Additionally, it creates a feeling of cohesion for your customers, which builds trust and loyalty.
Now that you know what an invoice is and why you need templates, let’s get into some examples
that your small or medium-sized company can use to collect funds owed.
1. Pro-Forma
A pro forma invoice is one that’s prepared by your business and sent to a customer before a service
is rendered or goods are sold. These invoices help customers to estimate the price of services and
decide whether or not to proceed with the purchase.
Pro forma invoices are most often used in the commercial sense by bigger companies that make
large volumes of sales to big customers. However, they’re also becoming increasingly popular for

small businesses as they help to create an environment that ensures short-term survival and regular
cash flow.
2. Standard Invoices
Standard invoices are ideal for most small companies or one-man entrepreneurs. A standard invoice
is exactly what it sounds like. It’s a straightforward document that includes a few important details
relevant to the transaction. These details include a brief description of the goods sold or the services
rendered.
Standard invoices, as expected, also include the cost of the goods or services rendered that are
payable by the customer.
Other essential details in a standard invoice include the business’s contact details should the buyer
have any queries, along with the customer’s contact details, an invoice number for tax reasons, and
payment terms. These are the most popular types of invoices as they suit businesses in all sectors
and cover almost every transactional situation.
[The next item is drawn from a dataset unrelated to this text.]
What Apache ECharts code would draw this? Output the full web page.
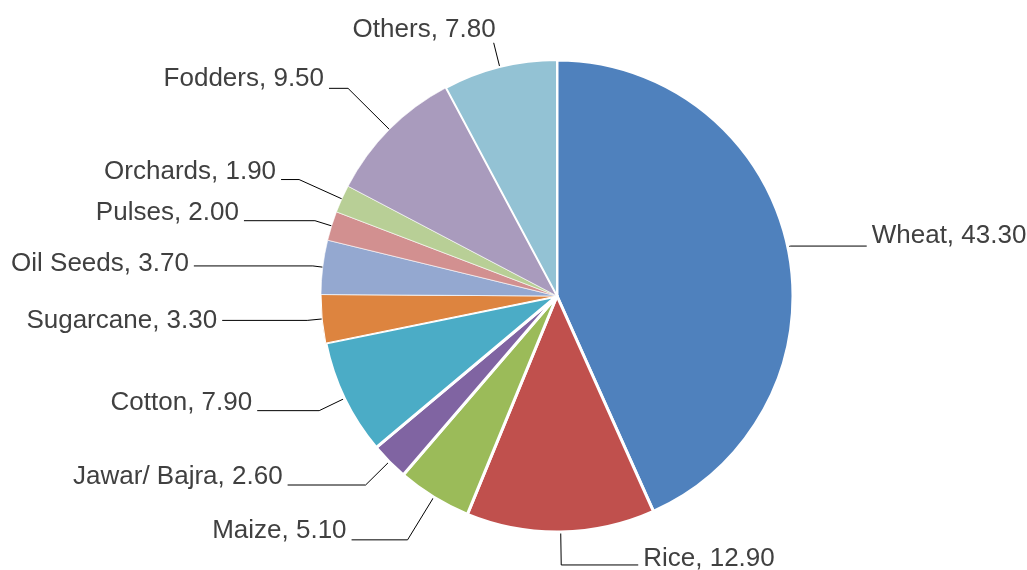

Despite the description given above, invoices don’t only get issued for the standard buying-and-
selling scenario. There are many different types of transactions and situations that also require an
invoice. This is where credit invoices, debit invoices, and mixed credit and debit invoices come into the
equation.
3. Credit Invoice
A credit invoice, also known as a credit note, gets issued by companies when they owe a customer
money. This money may be for a refund or discount, and it provides proof that the customer has a
positive balance with the business. However, unlike other forms of credit, it doesn’t usually allow for
the accrual of interest.
A credit invoice is a document that notes the price reduction owed by the company and is generally
used to write off or reduce the balance owed by the customer. It’s issued before a regular invoice
and it may be valid for some time until a transaction of the same amount or more is completed.
4. Debit Invoice
A debit invoice is the exact opposite of a credit invoice, starting with the fact that it’s always issued
by the buyer to the company, entrepreneur, or seller as evidence for the return of goods or services.
In other words, it marks the writing off of a balance owed by the buyer to the seller.
These types of invoices are provided to sellers by businesses upon the request of a customer that
wants to return goods. The seller (business) will either pay the money on the debit invoice or write a
credit note to the customer in return.
5. Mixed Invoice
Now, what about a mixed credit and debit invoice?
You may think that it’s impossible for these two invoices to get combined as they must both get
issued by separate parties. However, a mixed credit and debit note has become popular in the
business world as a time-saving mechanism and a nifty tool to conclude small deals quickly.
This makes mixed invoices perfect for small to medium businesses that are looking to cut costs and
focus on short-term growth.

In essence, a mixed invoice is a combination of both of the invoices mentioned above. In a situation
where these types of invoices are issued, it’s most likely that a debit and a credit invoice gets sent by
both parties.
So, instead of doing this, many parties tend to create a mixed invoice that includes all the essential
credit and debit details, and simply have both parties sign off on it at some point.
Concluding Remarks
It’s abundantly clear that any small or medium business needs to know how to make an invoice. But
beyond that, every business needs to have templates for each of the most common invoices
mentioned above.
In doing so, you’ll streamline your accounting processes, satisfy customers, and speed up
transactions—making turning a profit easier.